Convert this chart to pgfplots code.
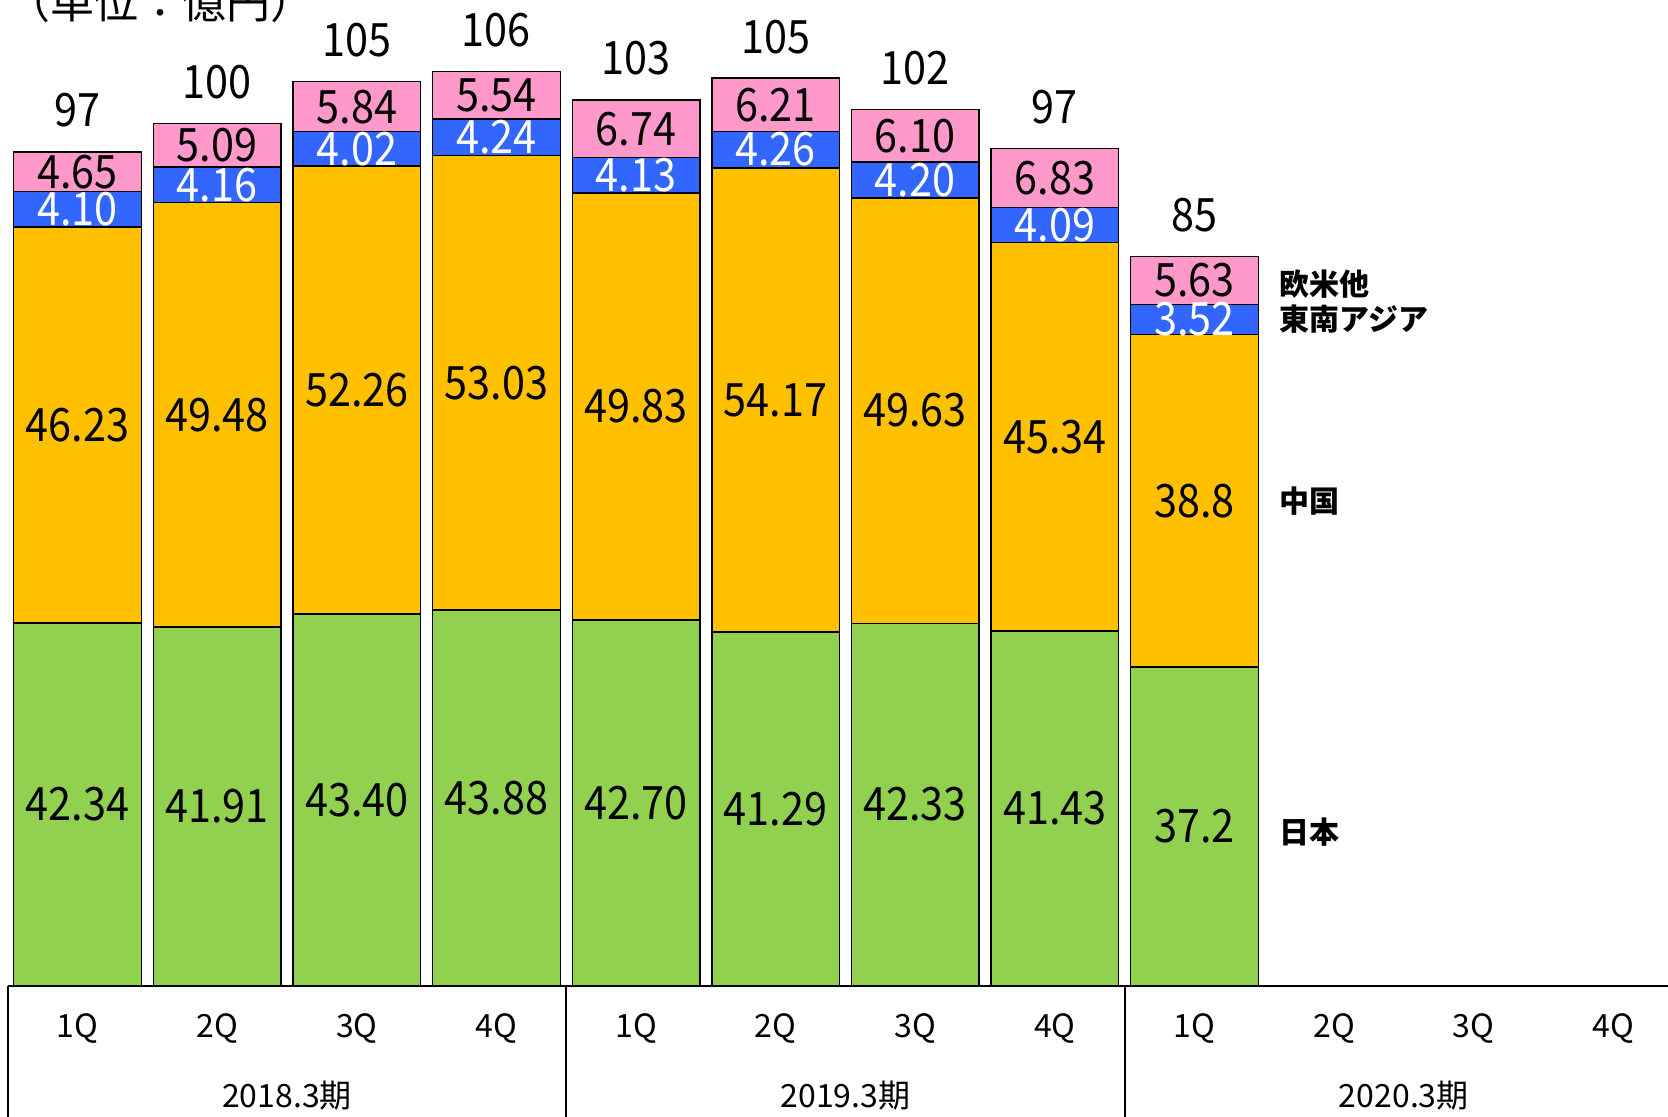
\documentclass[border=0pt]{standalone}
\usepackage{fontspec}
\usepackage{pgfplots}
\usepackage{pgfplotstable}
\pgfplotsset{compat=1.18}
\setmainfont{Noto Sans CJK JP}
\newfontfamily\numf{Noto Sans CJK JP}[FakeStretch=0.9]

\definecolor{cjp}{HTML}{92D050}
\definecolor{ccn}{HTML}{FFC000}
\definecolor{csea}{HTML}{3366FF}
\definecolor{ceu}{HTML}{FF99CC}

% 売上高 地域別 (億円)
\pgfplotstableread{
x jp    cn    sea  eu   tot
0 42.34 46.23 4.10 4.65 97
1 41.91 49.48 4.16 5.09 100
2 43.40 52.26 4.02 5.84 105
3 43.88 53.03 4.24 5.54 106
4 42.70 49.83 4.13 6.74 103
5 41.29 54.17 4.26 6.21 105
6 42.33 49.63 4.20 6.10 102
7 41.43 45.34 4.09 6.83 97
8 37.2  38.8  3.52 5.63 85
}\sales

\pgfplotsset{
  base/.style={
    at={(3.9pt,65.5pt)}, anchor=south west,
    scale only axis, width=837.6pt, height=492.8pt,
    xmin=-0.5, xmax=11.5, ymin=0, ymax=115,
    clip=false,
  },
  lbl/.style={draw=none, mark=none, nodes near coords,
    point meta=explicit symbolic,
    every node near coord/.append style={anchor=center, inner sep=0pt,
      font=\numf\fontsize{23}{23}\selectfont, #1}},
}

\begin{document}
\begin{tikzpicture}
\begin{axis}[base,
    ybar stacked, bar width=63.8pt,
    axis y line=none, axis x line*=bottom,
    x axis line style={-, line width=1pt},
    xtick={0,...,11}, xtick style={draw=none},
    xticklabels={1Q,2Q,3Q,4Q,1Q,2Q,3Q,4Q,1Q,2Q,3Q,4Q},
    xticklabel style={anchor=center, yshift=-21.3pt, font=\fontsize{16}{16}\selectfont},
    every axis plot/.append style={draw=black, line width=0.7pt},
  ]
  \addplot[fill=cjp] table[x=x, y=jp] {\sales};
  \addplot[fill=ccn] table[x=x, y=cn] {\sales};
  \addplot[fill=csea] table[x=x, y=sea] {\sales};
  \addplot[fill=ceu] table[x=x, y=eu] {\sales};

  \draw[line width=1pt] (axis cs:-0.5,0) -- (axis cs:-0.5,-40);
  \draw[line width=1pt] (axis cs:3.5,0) -- (axis cs:3.5,-40);
  \draw[line width=1pt] (axis cs:7.5,0) -- (axis cs:7.5,-40);
  \node[font=\fontsize{16}{16}\selectfont] at (axis cs:1.5,0) [yshift=-54.8pt] {2018.3期};
  \node[font=\fontsize{16}{16}\selectfont] at (axis cs:5.5,0) [yshift=-54.8pt] {2019.3期};
  \node[font=\fontsize{16}{16}\selectfont] at (axis cs:9.5,0) [yshift=-54.8pt] {2020.3期};

  \node[anchor=west, inner sep=0pt, font=\bfseries\fontsize{15}{15}\selectfont] at (axis cs:8.61,81.9) {欧米他};
  \node[anchor=west, inner sep=0pt, font=\bfseries\fontsize{15}{15}\selectfont] at (axis cs:8.61,77.8) {東南アジア};
  \node[anchor=west, inner sep=0pt, font=\bfseries\fontsize{15}{15}\selectfont] at (axis cs:8.61,56.6) {中国};
  \node[anchor=west, inner sep=0pt, font=\bfseries\fontsize{15}{15}\selectfont] at (axis cs:8.61,17.9) {日本};
\end{axis}

\begin{axis}[base, hide axis]
  \addplot[lbl] table[x=x, y expr=\thisrow{jp}/2, meta=jp] {\sales};
  \addplot[lbl] table[x=x, y expr=\thisrow{jp}+\thisrow{cn}/2, meta=cn] {\sales};
  \addplot[lbl={text=white}] table[x=x, y expr=\thisrow{jp}+\thisrow{cn}+\thisrow{sea}/2, meta=sea] {\sales};
  \addplot[lbl] table[x=x, y expr=\thisrow{jp}+\thisrow{cn}+\thisrow{sea}+\thisrow{eu}/2, meta=eu] {\sales};
  \addplot[lbl={yshift=20.7pt}] table[x=x, y expr=\thisrow{jp}+\thisrow{cn}+\thisrow{sea}+\thisrow{eu}, meta=tot] {\sales};
\end{axis}

\node[anchor=base, font=\fontsize{22}{22}\selectfont] at (80pt,549pt) {（単位：億円）};
\pgfresetboundingbox
\useasboundingbox (0,0) rectangle (834pt,558.5pt);
\end{tikzpicture}
\end{document}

======

## Work to complete
Quote the material word for word, dropping any images it holds.

## Full solution
Convert this chart to pgfplots code.
\documentclass[border=0pt]{standalone}
\usepackage{fontspec}
\usepackage{pgfplots}
\usepackage{pgfplotstable}
\pgfplotsset{compat=1.18}
\setmainfont{Noto Sans CJK JP}
\newfontfamily\numf{Noto Sans CJK JP}[FakeStretch=0.9]

\definecolor{cjp}{HTML}{92D050}
\definecolor{ccn}{HTML}{FFC000}
\definecolor{csea}{HTML}{3366FF}
\definecolor{ceu}{HTML}{FF99CC}

% 売上高 地域別 (億円)
\pgfplotstableread{
x jp    cn    sea  eu   tot
0 42.34 46.23 4.10 4.65 97
1 41.91 49.48 4.16 5.09 100
2 43.40 52.26 4.02 5.84 105
3 43.88 53.03 4.24 5.54 106
4 42.70 49.83 4.13 6.74 103
5 41.29 54.17 4.26 6.21 105
6 42.33 49.63 4.20 6.10 102
7 41.43 45.34 4.09 6.83 97
8 37.2  38.8  3.52 5.63 85
}\sales

\pgfplotsset{
  base/.style={
    at={(3.9pt,65.5pt)}, anchor=south west,
    scale only axis, width=837.6pt, height=492.8pt,
    xmin=-0.5, xmax=11.5, ymin=0, ymax=115,
    clip=false,
  },
  lbl/.style={draw=none, mark=none, nodes near coords,
    point meta=explicit symbolic,
    every node near coord/.append style={anchor=center, inner sep=0pt,
      font=\numf\fontsize{23}{23}\selectfont, #1}},
}

\begin{document}
\begin{tikzpicture}
\begin{axis}[base,
    ybar stacked, bar width=63.8pt,
    axis y line=none, axis x line*=bottom,
    x axis line style={-, line width=1pt},
    xtick={0,...,11}, xtick style={draw=none},
    xticklabels={1Q,2Q,3Q,4Q,1Q,2Q,3Q,4Q,1Q,2Q,3Q,4Q},
    xticklabel style={anchor=center, yshift=-21.3pt, font=\fontsize{16}{16}\selectfont},
    every axis plot/.append style={draw=black, line width=0.7pt},
  ]
  \addplot[fill=cjp] table[x=x, y=jp] {\sales};
  \addplot[fill=ccn] table[x=x, y=cn] {\sales};
  \addplot[fill=csea] table[x=x, y=sea] {\sales};
  \addplot[fill=ceu] table[x=x, y=eu] {\sales};

  \draw[line width=1pt] (axis cs:-0.5,0) -- (axis cs:-0.5,-40);
  \draw[line width=1pt] (axis cs:3.5,0) -- (axis cs:3.5,-40);
  \draw[line width=1pt] (axis cs:7.5,0) -- (axis cs:7.5,-40);
  \node[font=\fontsize{16}{16}\selectfont] at (axis cs:1.5,0) [yshift=-54.8pt] {2018.3期};
  \node[font=\fontsize{16}{16}\selectfont] at (axis cs:5.5,0) [yshift=-54.8pt] {2019.3期};
  \node[font=\fontsize{16}{16}\selectfont] at (axis cs:9.5,0) [yshift=-54.8pt] {2020.3期};

  \node[anchor=west, inner sep=0pt, font=\bfseries\fontsize{15}{15}\selectfont] at (axis cs:8.61,81.9) {欧米他};
  \node[anchor=west, inner sep=0pt, font=\bfseries\fontsize{15}{15}\selectfont] at (axis cs:8.61,77.8) {東南アジア};
  \node[anchor=west, inner sep=0pt, font=\bfseries\fontsize{15}{15}\selectfont] at (axis cs:8.61,56.6) {中国};
  \node[anchor=west, inner sep=0pt, font=\bfseries\fontsize{15}{15}\selectfont] at (axis cs:8.61,17.9) {日本};
\end{axis}

\begin{axis}[base, hide axis]
  \addplot[lbl] table[x=x, y expr=\thisrow{jp}/2, meta=jp] {\sales};
  \addplot[lbl] table[x=x, y expr=\thisrow{jp}+\thisrow{cn}/2, meta=cn] {\sales};
  \addplot[lbl={text=white}] table[x=x, y expr=\thisrow{jp}+\thisrow{cn}+\thisrow{sea}/2, meta=sea] {\sales};
  \addplot[lbl] table[x=x, y expr=\thisrow{jp}+\thisrow{cn}+\thisrow{sea}+\thisrow{eu}/2, meta=eu] {\sales};
  \addplot[lbl={yshift=20.7pt}] table[x=x, y expr=\thisrow{jp}+\thisrow{cn}+\thisrow{sea}+\thisrow{eu}, meta=tot] {\sales};
\end{axis}

\node[anchor=base, font=\fontsize{22}{22}\selectfont] at (80pt,549pt) {（単位：億円）};
\pgfresetboundingbox
\useasboundingbox (0,0) rectangle (834pt,558.5pt);
\end{tikzpicture}
\end{document}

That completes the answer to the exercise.